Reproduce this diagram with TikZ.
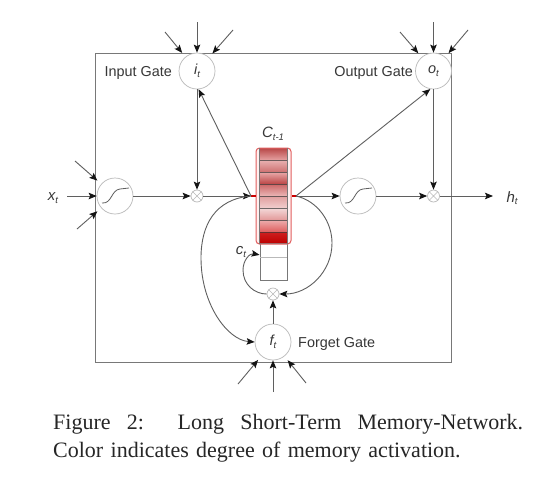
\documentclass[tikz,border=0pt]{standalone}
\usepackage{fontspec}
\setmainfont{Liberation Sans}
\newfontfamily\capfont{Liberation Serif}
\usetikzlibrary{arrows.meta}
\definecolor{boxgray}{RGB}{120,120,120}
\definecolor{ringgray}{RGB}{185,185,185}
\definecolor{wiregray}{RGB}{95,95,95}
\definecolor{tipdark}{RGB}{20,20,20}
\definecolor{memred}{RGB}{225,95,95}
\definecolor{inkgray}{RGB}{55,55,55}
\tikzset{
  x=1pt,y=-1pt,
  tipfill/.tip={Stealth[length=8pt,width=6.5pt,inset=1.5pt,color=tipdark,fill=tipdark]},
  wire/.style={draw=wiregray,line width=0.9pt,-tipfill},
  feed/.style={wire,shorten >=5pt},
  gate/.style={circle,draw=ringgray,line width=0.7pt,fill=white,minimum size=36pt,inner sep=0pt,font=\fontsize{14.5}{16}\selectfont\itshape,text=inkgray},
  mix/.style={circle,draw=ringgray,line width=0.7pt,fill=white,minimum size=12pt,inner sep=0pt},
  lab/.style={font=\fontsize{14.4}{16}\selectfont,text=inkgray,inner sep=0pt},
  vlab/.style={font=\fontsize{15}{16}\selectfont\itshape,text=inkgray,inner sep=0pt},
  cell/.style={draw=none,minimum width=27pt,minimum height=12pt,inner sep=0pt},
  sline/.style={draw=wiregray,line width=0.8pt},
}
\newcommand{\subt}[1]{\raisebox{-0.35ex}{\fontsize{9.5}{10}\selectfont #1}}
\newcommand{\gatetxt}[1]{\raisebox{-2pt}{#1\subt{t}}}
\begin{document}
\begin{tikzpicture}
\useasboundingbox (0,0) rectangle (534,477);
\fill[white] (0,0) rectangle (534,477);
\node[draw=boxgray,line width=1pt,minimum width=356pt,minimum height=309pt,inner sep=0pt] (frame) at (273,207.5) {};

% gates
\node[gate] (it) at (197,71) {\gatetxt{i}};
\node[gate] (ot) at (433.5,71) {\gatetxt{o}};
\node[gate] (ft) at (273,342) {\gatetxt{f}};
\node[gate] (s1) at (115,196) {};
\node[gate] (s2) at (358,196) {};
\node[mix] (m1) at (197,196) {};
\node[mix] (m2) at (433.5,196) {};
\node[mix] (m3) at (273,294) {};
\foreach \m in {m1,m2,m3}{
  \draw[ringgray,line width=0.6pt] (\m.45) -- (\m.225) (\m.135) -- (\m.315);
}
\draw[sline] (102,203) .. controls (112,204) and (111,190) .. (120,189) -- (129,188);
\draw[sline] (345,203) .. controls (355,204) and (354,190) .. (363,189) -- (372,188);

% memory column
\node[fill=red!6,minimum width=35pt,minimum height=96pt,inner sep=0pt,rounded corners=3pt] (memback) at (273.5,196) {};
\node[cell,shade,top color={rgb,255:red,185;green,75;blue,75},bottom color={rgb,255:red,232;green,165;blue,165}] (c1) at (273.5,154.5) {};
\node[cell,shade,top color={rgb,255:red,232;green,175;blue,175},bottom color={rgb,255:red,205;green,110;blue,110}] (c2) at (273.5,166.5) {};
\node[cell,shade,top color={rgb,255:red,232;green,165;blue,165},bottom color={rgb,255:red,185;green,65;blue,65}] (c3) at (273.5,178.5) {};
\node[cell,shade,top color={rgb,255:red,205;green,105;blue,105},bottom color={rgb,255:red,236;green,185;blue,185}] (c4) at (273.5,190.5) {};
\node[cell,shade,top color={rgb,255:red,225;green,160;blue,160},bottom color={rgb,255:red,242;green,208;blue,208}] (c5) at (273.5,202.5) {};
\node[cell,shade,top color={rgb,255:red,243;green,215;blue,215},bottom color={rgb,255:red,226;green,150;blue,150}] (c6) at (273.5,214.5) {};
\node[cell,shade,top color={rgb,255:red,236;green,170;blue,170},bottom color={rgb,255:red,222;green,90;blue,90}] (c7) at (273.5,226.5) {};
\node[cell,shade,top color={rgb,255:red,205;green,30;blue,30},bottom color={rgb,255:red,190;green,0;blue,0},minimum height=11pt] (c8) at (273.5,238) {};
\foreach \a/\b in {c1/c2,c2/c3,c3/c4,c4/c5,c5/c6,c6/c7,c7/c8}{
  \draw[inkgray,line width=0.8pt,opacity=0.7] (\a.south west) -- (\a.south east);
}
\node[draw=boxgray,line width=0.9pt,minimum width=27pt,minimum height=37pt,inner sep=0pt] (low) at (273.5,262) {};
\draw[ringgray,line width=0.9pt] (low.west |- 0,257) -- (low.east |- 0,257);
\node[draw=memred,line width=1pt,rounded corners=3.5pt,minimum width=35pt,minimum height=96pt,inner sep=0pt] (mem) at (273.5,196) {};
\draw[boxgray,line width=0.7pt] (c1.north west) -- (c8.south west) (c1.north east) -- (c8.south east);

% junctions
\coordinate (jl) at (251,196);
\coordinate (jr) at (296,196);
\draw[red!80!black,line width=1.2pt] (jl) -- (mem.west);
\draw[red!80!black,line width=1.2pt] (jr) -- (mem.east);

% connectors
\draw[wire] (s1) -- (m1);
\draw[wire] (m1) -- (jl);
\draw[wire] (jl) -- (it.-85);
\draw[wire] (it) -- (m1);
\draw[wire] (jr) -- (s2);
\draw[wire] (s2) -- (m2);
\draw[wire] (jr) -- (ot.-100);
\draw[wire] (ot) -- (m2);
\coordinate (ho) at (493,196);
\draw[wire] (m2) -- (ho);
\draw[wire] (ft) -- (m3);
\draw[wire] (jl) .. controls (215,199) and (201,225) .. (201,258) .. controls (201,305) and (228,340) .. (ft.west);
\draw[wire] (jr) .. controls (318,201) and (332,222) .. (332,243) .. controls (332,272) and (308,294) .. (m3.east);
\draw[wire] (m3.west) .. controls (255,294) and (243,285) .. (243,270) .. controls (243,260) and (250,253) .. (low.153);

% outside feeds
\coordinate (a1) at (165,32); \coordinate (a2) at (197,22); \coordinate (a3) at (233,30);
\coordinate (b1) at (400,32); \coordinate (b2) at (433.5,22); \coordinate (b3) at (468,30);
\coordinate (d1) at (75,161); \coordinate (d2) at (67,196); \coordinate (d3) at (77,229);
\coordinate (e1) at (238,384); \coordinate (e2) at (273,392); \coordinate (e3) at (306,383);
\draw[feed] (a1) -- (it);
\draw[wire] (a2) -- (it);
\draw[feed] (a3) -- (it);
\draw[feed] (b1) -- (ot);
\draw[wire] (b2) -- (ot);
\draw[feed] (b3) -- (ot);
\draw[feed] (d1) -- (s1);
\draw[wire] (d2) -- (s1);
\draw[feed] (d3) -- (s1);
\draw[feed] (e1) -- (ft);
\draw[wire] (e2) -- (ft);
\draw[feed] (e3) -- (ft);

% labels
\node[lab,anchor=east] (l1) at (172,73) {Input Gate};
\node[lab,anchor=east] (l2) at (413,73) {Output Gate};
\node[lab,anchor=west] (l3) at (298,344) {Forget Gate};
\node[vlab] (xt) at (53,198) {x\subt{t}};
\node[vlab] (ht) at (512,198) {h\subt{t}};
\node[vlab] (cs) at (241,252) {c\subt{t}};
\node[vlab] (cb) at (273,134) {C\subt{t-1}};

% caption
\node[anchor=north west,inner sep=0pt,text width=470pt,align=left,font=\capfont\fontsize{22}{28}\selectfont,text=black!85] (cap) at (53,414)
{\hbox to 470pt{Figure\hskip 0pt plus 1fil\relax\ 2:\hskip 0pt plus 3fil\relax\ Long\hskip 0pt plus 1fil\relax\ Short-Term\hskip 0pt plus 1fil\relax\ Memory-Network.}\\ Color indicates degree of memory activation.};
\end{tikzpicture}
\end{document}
^^^^^^^^
STATED TASK:
Repeat only the lines between the start of the data and the line with "width=1pt,minimum width=356pt,minimum height=309pt,inner", including those two lines, and skip the pictures.

FINAL RESULT:
Reproduce this diagram with TikZ.
\documentclass[tikz,border=0pt]{standalone}
\usepackage{fontspec}
\setmainfont{Liberation Sans}
\newfontfamily\capfont{Liberation Serif}
\usetikzlibrary{arrows.meta}
\definecolor{boxgray}{RGB}{120,120,120}
\definecolor{ringgray}{RGB}{185,185,185}
\definecolor{wiregray}{RGB}{95,95,95}
\definecolor{tipdark}{RGB}{20,20,20}
\definecolor{memred}{RGB}{225,95,95}
\definecolor{inkgray}{RGB}{55,55,55}
\tikzset{
  x=1pt,y=-1pt,
  tipfill/.tip={Stealth[length=8pt,width=6.5pt,inset=1.5pt,color=tipdark,fill=tipdark]},
  wire/.style={draw=wiregray,line width=0.9pt,-tipfill},
  feed/.style={wire,shorten >=5pt},
  gate/.style={circle,draw=ringgray,line width=0.7pt,fill=white,minimum size=36pt,inner sep=0pt,font=\fontsize{14.5}{16}\selectfont\itshape,text=inkgray},
  mix/.style={circle,draw=ringgray,line width=0.7pt,fill=white,minimum size=12pt,inner sep=0pt},
  lab/.style={font=\fontsize{14.4}{16}\selectfont,text=inkgray,inner sep=0pt},
  vlab/.style={font=\fontsize{15}{16}\selectfont\itshape,text=inkgray,inner sep=0pt},
  cell/.style={draw=none,minimum width=27pt,minimum height=12pt,inner sep=0pt},
  sline/.style={draw=wiregray,line width=0.8pt},
}
\newcommand{\subt}[1]{\raisebox{-0.35ex}{\fontsize{9.5}{10}\selectfont #1}}
\newcommand{\gatetxt}[1]{\raisebox{-2pt}{#1\subt{t}}}
\begin{document}
\begin{tikzpicture}
\useasboundingbox (0,0) rectangle (534,477);
\fill[white] (0,0) rectangle (534,477);
\node[draw=boxgray,line width=1pt,minimum width=356pt,minimum height=309pt,inner sep=0pt] (frame) at (273,207.5) {};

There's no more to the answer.